Stephen HOBBS (b. 1972)
BIOGRAPHY
Steven Hobbs graduated from Wits University with BAFA in 1994. Since 1994, Johannesburg has served as a critical reference for his artistic and curatorial insights into the apartheid city turned African city.
Hobbs was the curator of the Market Theatre Galleries, Johannesburg (1994 – 2000), and Co-Director of the purpose-built Gallery Premises at the Joburg Theatre (2004 – 2008).
Since 2001, he has co-directed the artist collaborative and public art consultancy, The Trinity Session. From 2002 onwards, The Trinity Session provided curation and coordination services for various urban regenerative public art programmes for the City of Johannesburg, Durban and Port Elizabeth (now Gqerberha). And from 2004 onwards, Hobbs co-produced a range of multi-media urban and digital network-focused projects with Marcus Neustetter, under the collaborative name Hobbs/Neustetter.
In 2017, Hobbs joined the Graduate School of Architecture at the University of Johannesburg, as Unit Leader and resident critic.
He has a particular interest in the impact of defensive urban planning and architecture on the behavioural aspects of city and society.
Dazzle camouflage has been a key trope in his practice for many years – a zebra-like pattern used on gunships in the early 1900s to fragment the visual field of enemy sites in combat situations. Although dazzle patterning became obsolete after World War I, Hobbs has mined the potential that such visual deception presents for aesthetic reflection on dystopian urban environments.
Hobbs is committed to, in his words, ‘constantly exploring the intersections of positive and negative space with a variety of experimental objects and tectonic moves’, be it in the corridors and buildings of Johannesburg, World War I and World War II theatres of war, myriad hospital interiors, or construction sites.
During his stay in the Republic of Ireland (2019 – 2021), he began to activate a new making trajectory influenced by a three-year-long research project resulting in his Permanent Culture exhibition in Cape Town and Johannesburg in 2015.

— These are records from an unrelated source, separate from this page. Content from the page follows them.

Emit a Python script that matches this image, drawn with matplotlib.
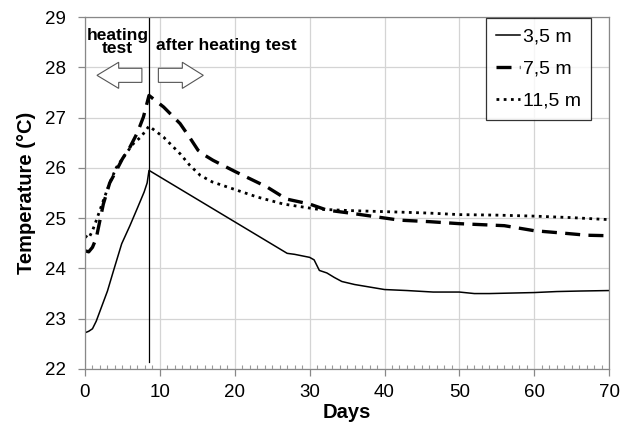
import matplotlib
matplotlib.use("Agg")
import matplotlib.pyplot as plt
from matplotlib.patches import FancyArrow
from matplotlib.ticker import MultipleLocator

plt.rcParams['font.family'] = ['Liberation Sans', 'DejaVu Sans']

# 3,5 m
days_a = [0, 0.5, 1, 1.5, 2, 3, 3.8, 4.9, 6, 7, 7.9, 8.3, 8.55, 27, 28, 30, 30.6, 31.3, 32.3,
          33.3, 34.3, 36, 38, 40, 43, 46.5, 50, 52, 54, 57, 60, 63, 66, 70]
temp_a = [22.72, 22.75, 22.8, 22.95, 23.15, 23.55, 23.95, 24.49, 24.85, 25.2, 25.52, 25.7, 25.95,
          24.3, 24.28, 24.22, 24.17, 23.96, 23.91, 23.82, 23.74, 23.68, 23.63, 23.58, 23.56,
          23.53, 23.53, 23.5, 23.5, 23.51, 23.52, 23.54, 23.55, 23.56]
# 7,5 m
days_b = [0, 0.5, 1, 1.5, 2.45, 3.3, 4.2, 5, 6, 7, 7.8, 8.55, 10.5, 12.7, 14, 15.1, 16, 17.1,
          20, 24.3, 26.9, 30, 32.3, 35.4, 42, 46, 50, 53, 56, 60, 64, 67, 70]
temp_b = [24.35, 24.33, 24.42, 24.6, 25.28, 25.7, 25.95, 26.18, 26.41, 26.7, 27.01, 27.44,
          27.21, 26.88, 26.6, 26.35, 26.25, 26.15, 25.93, 25.62, 25.38, 25.28, 25.16, 25.1,
          24.96, 24.93, 24.89, 24.87, 24.85, 24.75, 24.7, 24.66, 24.65]
# 11,5 m
days_c = [0, 0.5, 1, 1.5, 2.45, 3.3, 4.2, 5.3, 6.45, 7.5, 8.55, 10.5, 12.7, 14, 15.4, 17, 19.8,
          23, 26.5, 30.9, 35.4, 42, 46, 50, 55, 60, 65, 70]
temp_c = [24.65, 24.6, 24.75, 24.95, 25.35, 25.7, 26.01, 26.25, 26.48, 26.62, 26.83, 26.61,
          26.28, 26.05, 25.85, 25.72, 25.58, 25.42, 25.28, 25.18, 25.15, 25.12, 25.1, 25.07,
          25.06, 25.04, 25.01, 24.97]

labels = ['3,5 m', '7,5 m', '11,5 m']
split_day = 8.55

fig = plt.figure(figsize=(6.3, 4.23), dpi=100)
ax = fig.add_axes([0.1349, 0.1277, 0.832, 0.8321])

ax.plot(days_a, temp_a, color='black', lw=1.1, label=labels[0])
ax.plot(days_b, temp_b, color='black', lw=2.4, linestyle=(0, (4.5, 2.5)), label=labels[1])
ax.plot(days_c, temp_c, color='black', lw=2.0, linestyle=(0, (1, 1.6)), label=labels[2])

ax.plot([split_day, split_day], [22.13, 29], color='black', lw=0.9)

# hollow block arrows
ax.add_patch(FancyArrow(7.6, 27.84, -6.0, 0, width=0.28, head_width=0.52, head_length=2.9,
                        length_includes_head=True, facecolor='white', edgecolor='#555555', lw=0.8))
ax.add_patch(FancyArrow(9.8, 27.84, 6.0, 0, width=0.28, head_width=0.52, head_length=2.8,
                        length_includes_head=True, facecolor='white', edgecolor='#555555', lw=0.8))

ax.text(4.35, 28.5, 'heating\ntest', ha='center', va='center', fontsize=12.5,
        fontweight='bold', linespacing=0.85)
ax.text(9.5, 28.43, 'after heating test', ha='left', va='center', fontsize=12.5,
        fontweight='bold')

ax.set_xlim(0, 70)
ax.set_ylim(22, 29)
ax.xaxis.set_major_locator(MultipleLocator(10))
ax.xaxis.set_minor_locator(MultipleLocator(1))
ax.yaxis.set_major_locator(MultipleLocator(1))
ax.grid(True, which='major', color='#d4d4d4', lw=0.9)
ax.set_axisbelow(True)

for s in ax.spines.values():
    s.set_color('#888888')
    s.set_linewidth(0.9)

ax.tick_params(axis='both', which='major', labelsize=13.5, color='#888888', length=5, width=0.9)
ax.tick_params(axis='x', which='major', pad=6)
ax.tick_params(axis='y', which='major', pad=9)
ax.tick_params(axis='x', which='minor', direction='in', length=3, color='#999999', width=0.8)
ax.tick_params(axis='y', which='minor', left=False)

ax.set_xlabel('Days', fontsize=14.5, fontweight='bold', labelpad=1)
ax.set_ylabel('Temperature (°C)', fontsize=14.5, fontweight='bold', labelpad=6)

leg = ax.legend(loc='upper right', bbox_to_anchor=(0.9656, 0.997), borderaxespad=0,
                fontsize=14, frameon=True, fancybox=False, handlelength=1.2,
                handletextpad=0.2, borderpad=0.5, labelspacing=0.75)
leg.get_frame().set_edgecolor('black')
leg.get_frame().set_linewidth(0.9)

fig.savefig('out.png', dpi=100)
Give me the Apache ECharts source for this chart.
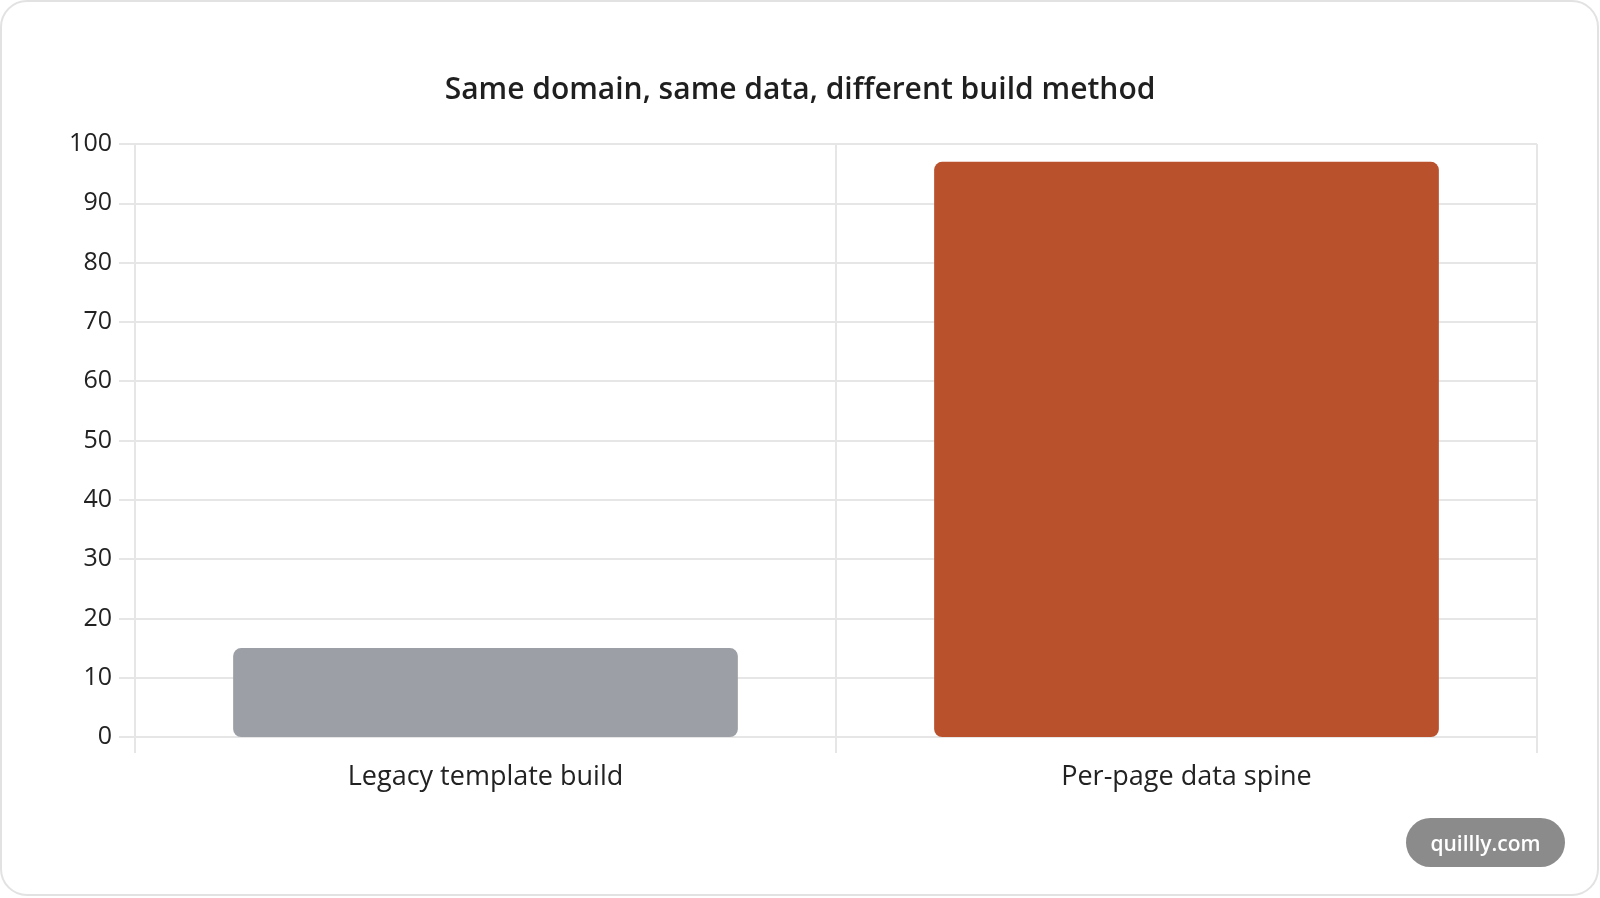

The exhibition text accompanying Man Shouting in the Distance, his 2024 solo exhibition at the Wits Art Museum, reads:
City planning, structural engineering, orthopaedic surgery, artistic deception in the battlefield and contingent building technologies have provided lenses for an artmaking practice concerned with visual and material equivalents for defensiveness, congestion, precarity, entropy, and death. These concepts are explored through video, printmaking, bookmaking, assemblage and sculpture.
Hobbs’s sustained relationship with David Krut Projects has broadened his artistic repertoire through printmaking, book making and publishing. In addition, David Krut Projects New York has produced a variety of his talks, presentations and workshops in numerous universities and institutions throughout the United States.